Las plantas —inmensas— son un mar de operarios hasta donde alcanza la vista. Sí, la labor es mecánica, como en cualquier cadena de montaje. La mayoría de los trabajadores lleva pañuelos de color en la cabeza, que distinguen a los sindicatos que los representan. En una sola fábrica puede haber hasta 400. Aun atomizada, su misión es fundamental: los empleados son conscientes de que no es fácil vivir con lo que se les paga. “El problema es que el nivel de vida se encarece de continuo y así no hay manera de estar a la par. Solo produciendo más podemos ganar más. Es un círculo vicioso”, dice Tep Piseg, de 40 años y, como su compañera Chat Makara, parte de ese nutrido contingente que ha emigrado del campo a la ciudad en busca de futuro, en un país de dramático y reciente pasado sociopolítico que ha encontrado en la industria textil su principal motor económico.
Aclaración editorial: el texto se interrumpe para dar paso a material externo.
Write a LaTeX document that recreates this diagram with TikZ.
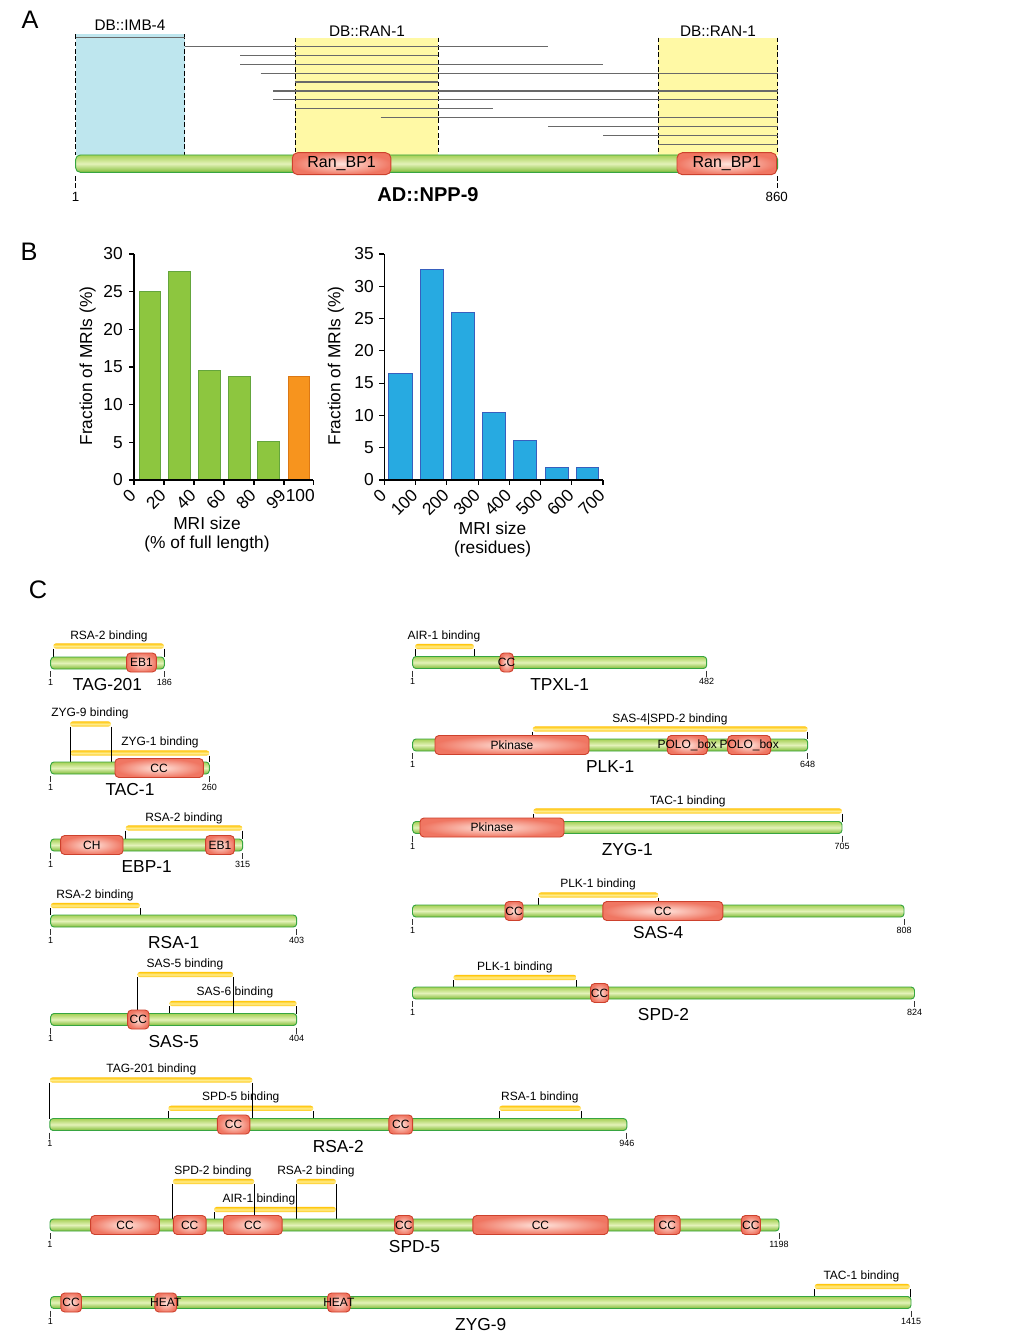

Cada vez más, grandes cadenas y firmas hacen pública la lista de sus fabricantes y proveedores en el sudeste asiático. En el caso del gigante sueco se puede consultar online. Organizaciones como Better Factories —dependiente de la OIT y del Banco Mundial— se encargan de vigilar, entre otras cosas, que no haya censura. “No se trata tanto de hacer moda sostenible como de hacer sostenible la [industria de la] moda”, concluye Anna Gedda, directora medioambiental de H&M. Ya saben: hoy no puede haber estética sin ética. Piensen en Chat Makara la próxima vez que compren barato.